Look through the material below. Copy every line with the string "produces" in it.

* * * * * * * * *

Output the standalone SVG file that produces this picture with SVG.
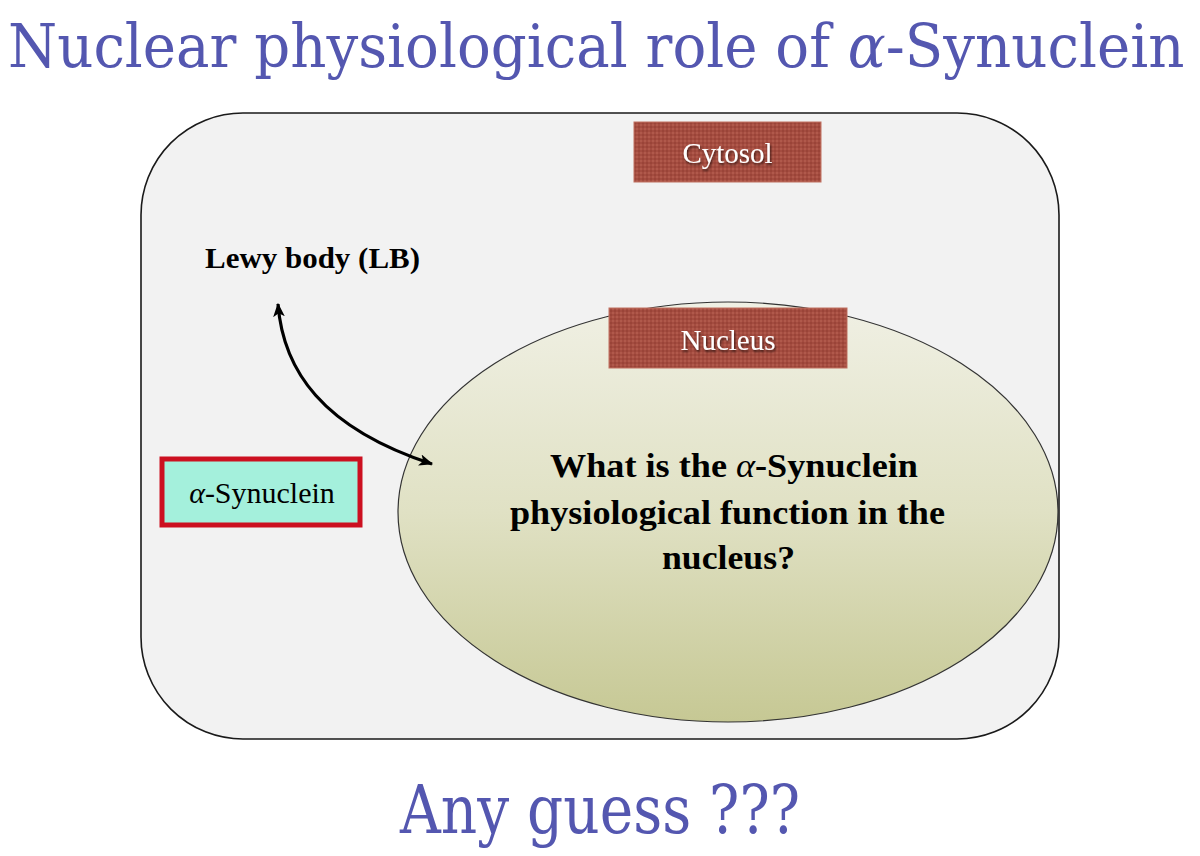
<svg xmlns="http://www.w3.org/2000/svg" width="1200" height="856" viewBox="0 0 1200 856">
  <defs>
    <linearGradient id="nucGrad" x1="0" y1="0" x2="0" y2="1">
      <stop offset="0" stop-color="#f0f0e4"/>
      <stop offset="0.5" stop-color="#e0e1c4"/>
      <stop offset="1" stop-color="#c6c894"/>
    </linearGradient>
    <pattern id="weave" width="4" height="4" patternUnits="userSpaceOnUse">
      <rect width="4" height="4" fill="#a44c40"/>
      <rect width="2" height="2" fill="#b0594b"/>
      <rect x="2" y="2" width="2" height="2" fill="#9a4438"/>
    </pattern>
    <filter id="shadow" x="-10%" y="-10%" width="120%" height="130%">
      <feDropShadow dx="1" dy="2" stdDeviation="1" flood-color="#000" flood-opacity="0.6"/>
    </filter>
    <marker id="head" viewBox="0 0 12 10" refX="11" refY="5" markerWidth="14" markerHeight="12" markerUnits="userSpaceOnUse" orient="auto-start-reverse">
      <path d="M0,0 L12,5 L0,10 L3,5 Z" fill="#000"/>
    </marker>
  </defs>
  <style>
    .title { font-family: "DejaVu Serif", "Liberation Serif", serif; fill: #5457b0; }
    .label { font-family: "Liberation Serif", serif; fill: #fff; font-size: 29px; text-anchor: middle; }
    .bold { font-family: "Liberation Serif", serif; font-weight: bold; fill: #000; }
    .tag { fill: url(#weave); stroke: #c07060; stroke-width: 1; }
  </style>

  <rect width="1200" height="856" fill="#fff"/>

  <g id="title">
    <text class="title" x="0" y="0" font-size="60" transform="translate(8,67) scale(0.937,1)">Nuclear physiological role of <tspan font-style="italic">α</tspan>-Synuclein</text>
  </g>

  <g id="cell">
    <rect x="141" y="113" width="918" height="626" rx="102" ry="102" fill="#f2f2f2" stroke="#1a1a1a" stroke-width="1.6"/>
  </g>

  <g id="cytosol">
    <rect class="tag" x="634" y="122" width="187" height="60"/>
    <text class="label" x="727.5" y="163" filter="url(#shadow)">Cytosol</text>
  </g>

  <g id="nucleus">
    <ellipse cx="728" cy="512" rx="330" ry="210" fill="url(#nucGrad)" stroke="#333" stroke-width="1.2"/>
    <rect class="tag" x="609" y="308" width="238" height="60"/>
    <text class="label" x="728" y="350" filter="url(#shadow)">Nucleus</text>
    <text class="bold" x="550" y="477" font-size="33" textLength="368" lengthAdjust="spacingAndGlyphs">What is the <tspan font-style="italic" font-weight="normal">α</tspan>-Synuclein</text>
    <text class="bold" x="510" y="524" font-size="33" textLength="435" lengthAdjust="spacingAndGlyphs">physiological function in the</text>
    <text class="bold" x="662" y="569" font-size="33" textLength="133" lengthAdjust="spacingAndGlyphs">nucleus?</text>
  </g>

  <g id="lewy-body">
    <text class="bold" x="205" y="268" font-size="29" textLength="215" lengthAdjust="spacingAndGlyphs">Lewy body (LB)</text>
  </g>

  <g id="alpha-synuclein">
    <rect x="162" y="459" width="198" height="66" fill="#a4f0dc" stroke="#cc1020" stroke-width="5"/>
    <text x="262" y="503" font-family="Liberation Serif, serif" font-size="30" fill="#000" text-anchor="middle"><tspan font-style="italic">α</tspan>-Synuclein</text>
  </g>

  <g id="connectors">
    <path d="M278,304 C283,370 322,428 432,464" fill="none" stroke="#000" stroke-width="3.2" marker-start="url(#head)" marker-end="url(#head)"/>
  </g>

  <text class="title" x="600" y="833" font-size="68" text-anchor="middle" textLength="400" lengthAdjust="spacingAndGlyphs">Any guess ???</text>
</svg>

* * * * * * * * *

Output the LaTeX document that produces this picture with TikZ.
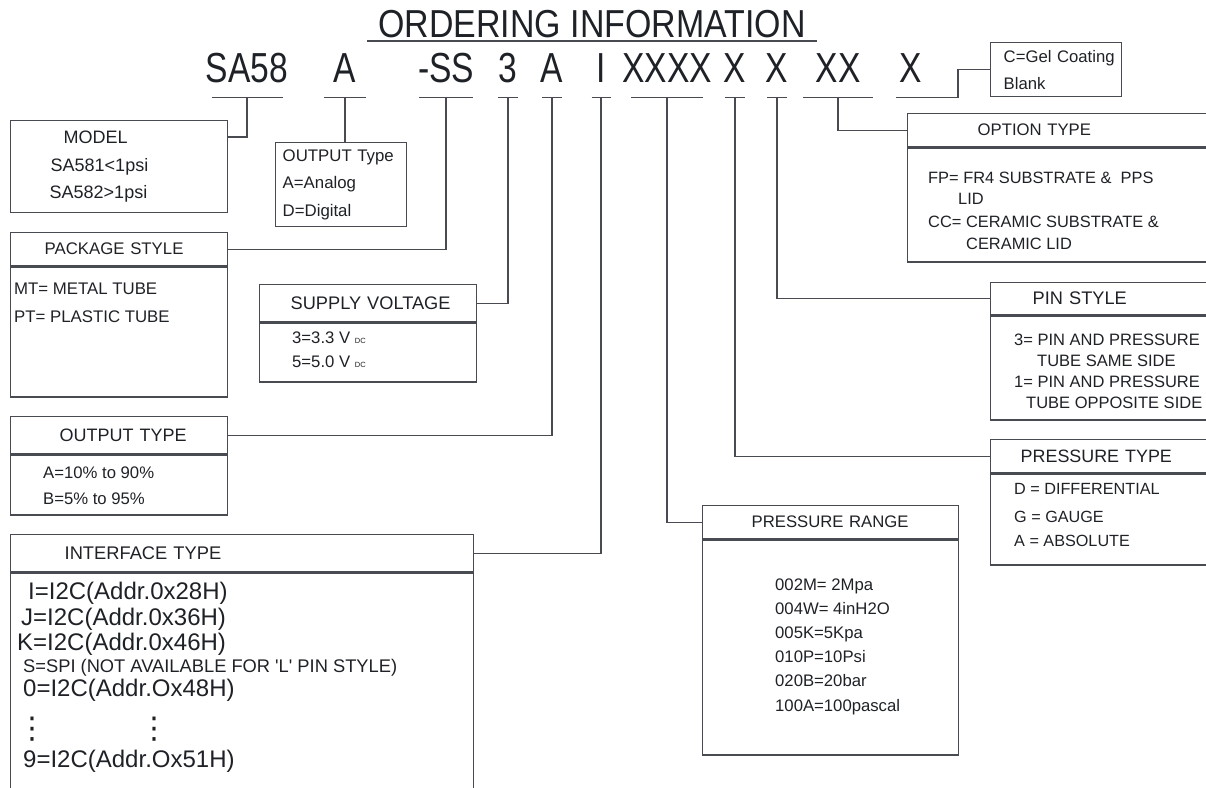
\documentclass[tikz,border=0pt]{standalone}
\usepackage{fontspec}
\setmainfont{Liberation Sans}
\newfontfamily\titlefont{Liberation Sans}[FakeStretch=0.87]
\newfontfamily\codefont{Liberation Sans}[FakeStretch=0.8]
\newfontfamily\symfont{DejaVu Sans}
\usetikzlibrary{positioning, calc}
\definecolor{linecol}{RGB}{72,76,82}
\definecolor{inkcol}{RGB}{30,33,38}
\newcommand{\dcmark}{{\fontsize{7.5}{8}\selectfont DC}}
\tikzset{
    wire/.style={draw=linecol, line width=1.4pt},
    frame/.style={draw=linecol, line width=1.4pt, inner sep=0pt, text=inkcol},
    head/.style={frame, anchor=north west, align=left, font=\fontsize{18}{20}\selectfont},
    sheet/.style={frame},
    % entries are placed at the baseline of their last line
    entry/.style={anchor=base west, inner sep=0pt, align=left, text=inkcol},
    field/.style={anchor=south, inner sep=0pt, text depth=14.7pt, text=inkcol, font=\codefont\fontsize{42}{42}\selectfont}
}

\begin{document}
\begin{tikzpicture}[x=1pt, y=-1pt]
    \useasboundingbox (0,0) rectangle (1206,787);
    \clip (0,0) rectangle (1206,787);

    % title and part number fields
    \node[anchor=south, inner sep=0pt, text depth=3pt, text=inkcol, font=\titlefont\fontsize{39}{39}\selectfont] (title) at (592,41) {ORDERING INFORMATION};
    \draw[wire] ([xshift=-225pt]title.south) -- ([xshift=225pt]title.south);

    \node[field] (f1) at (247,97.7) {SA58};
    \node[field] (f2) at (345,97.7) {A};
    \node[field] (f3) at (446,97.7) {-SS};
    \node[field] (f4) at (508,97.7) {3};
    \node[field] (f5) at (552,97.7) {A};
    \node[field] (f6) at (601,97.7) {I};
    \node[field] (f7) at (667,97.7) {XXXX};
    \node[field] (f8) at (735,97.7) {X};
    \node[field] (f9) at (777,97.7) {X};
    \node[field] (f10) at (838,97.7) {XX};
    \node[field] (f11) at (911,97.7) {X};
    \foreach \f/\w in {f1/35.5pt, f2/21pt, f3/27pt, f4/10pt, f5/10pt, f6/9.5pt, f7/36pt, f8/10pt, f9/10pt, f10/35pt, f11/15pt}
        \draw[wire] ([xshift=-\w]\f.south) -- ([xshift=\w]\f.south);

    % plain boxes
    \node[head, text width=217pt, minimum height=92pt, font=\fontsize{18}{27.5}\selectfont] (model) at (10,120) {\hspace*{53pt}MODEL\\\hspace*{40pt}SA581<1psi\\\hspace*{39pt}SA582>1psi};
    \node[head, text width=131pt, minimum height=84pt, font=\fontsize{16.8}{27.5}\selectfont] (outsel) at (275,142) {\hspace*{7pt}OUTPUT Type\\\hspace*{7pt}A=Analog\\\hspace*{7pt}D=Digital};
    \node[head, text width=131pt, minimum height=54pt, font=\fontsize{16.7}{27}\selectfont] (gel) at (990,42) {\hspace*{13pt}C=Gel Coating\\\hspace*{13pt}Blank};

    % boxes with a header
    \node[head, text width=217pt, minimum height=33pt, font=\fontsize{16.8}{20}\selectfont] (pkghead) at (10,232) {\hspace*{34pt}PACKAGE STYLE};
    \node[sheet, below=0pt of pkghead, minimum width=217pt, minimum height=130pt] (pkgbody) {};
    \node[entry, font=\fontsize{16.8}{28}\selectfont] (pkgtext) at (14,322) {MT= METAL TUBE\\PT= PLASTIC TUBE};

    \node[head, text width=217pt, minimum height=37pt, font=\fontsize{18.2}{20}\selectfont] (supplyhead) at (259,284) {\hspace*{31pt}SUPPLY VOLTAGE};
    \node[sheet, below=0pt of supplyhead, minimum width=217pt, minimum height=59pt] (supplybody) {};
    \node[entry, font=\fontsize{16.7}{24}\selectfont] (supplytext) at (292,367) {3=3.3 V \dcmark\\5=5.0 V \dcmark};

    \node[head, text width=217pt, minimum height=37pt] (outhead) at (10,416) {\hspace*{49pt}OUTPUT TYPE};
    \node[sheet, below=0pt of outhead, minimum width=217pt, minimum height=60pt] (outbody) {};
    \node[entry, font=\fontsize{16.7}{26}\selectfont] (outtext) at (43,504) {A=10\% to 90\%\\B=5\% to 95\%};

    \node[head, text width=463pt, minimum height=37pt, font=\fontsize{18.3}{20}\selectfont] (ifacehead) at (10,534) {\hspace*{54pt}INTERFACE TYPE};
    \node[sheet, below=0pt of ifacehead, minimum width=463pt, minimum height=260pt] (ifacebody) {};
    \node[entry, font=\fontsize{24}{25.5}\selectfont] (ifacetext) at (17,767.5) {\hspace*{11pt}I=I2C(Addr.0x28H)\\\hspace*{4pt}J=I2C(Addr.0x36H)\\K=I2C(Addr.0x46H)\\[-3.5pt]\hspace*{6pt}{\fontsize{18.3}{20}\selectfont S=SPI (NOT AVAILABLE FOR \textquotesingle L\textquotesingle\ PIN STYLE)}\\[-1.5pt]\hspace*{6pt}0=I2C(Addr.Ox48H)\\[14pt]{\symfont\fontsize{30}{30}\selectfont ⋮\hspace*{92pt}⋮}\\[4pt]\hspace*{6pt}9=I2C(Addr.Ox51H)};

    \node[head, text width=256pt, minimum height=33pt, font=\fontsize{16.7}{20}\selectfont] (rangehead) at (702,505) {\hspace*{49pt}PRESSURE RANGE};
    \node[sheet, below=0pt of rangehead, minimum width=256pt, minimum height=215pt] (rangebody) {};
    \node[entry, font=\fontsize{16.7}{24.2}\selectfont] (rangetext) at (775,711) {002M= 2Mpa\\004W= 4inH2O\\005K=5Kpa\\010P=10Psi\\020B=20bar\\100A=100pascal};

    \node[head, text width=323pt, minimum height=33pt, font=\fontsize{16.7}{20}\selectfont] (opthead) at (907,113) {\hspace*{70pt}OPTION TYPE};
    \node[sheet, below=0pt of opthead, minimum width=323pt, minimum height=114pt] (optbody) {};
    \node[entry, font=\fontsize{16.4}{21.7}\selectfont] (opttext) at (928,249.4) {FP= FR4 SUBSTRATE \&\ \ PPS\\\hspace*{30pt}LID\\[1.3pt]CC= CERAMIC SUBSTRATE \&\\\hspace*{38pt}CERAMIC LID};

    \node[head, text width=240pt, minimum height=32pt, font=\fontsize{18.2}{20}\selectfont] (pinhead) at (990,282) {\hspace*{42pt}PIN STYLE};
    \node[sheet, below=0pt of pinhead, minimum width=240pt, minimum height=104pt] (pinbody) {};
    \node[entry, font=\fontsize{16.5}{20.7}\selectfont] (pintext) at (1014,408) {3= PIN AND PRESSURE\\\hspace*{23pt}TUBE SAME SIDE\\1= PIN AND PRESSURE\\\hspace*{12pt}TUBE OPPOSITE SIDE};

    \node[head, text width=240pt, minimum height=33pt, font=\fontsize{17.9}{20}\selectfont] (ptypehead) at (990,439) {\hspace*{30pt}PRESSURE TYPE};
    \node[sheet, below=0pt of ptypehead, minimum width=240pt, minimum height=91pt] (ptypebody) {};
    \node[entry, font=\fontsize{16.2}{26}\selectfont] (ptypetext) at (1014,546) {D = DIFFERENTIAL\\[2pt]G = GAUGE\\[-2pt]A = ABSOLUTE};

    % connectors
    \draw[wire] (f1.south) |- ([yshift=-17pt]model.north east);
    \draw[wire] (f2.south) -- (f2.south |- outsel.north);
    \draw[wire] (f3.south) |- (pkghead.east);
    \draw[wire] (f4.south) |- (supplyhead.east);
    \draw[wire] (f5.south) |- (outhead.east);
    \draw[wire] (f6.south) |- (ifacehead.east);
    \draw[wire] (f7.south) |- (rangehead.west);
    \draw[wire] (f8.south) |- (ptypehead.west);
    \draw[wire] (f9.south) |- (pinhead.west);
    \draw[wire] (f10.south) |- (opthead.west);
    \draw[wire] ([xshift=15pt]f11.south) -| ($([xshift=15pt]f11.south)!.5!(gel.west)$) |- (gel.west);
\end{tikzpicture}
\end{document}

* * * * * * * * *

**RESULT OF THIS TASK**
Output the standalone SVG file that produces this picture with SVG.
Output the LaTeX document that produces this picture with TikZ.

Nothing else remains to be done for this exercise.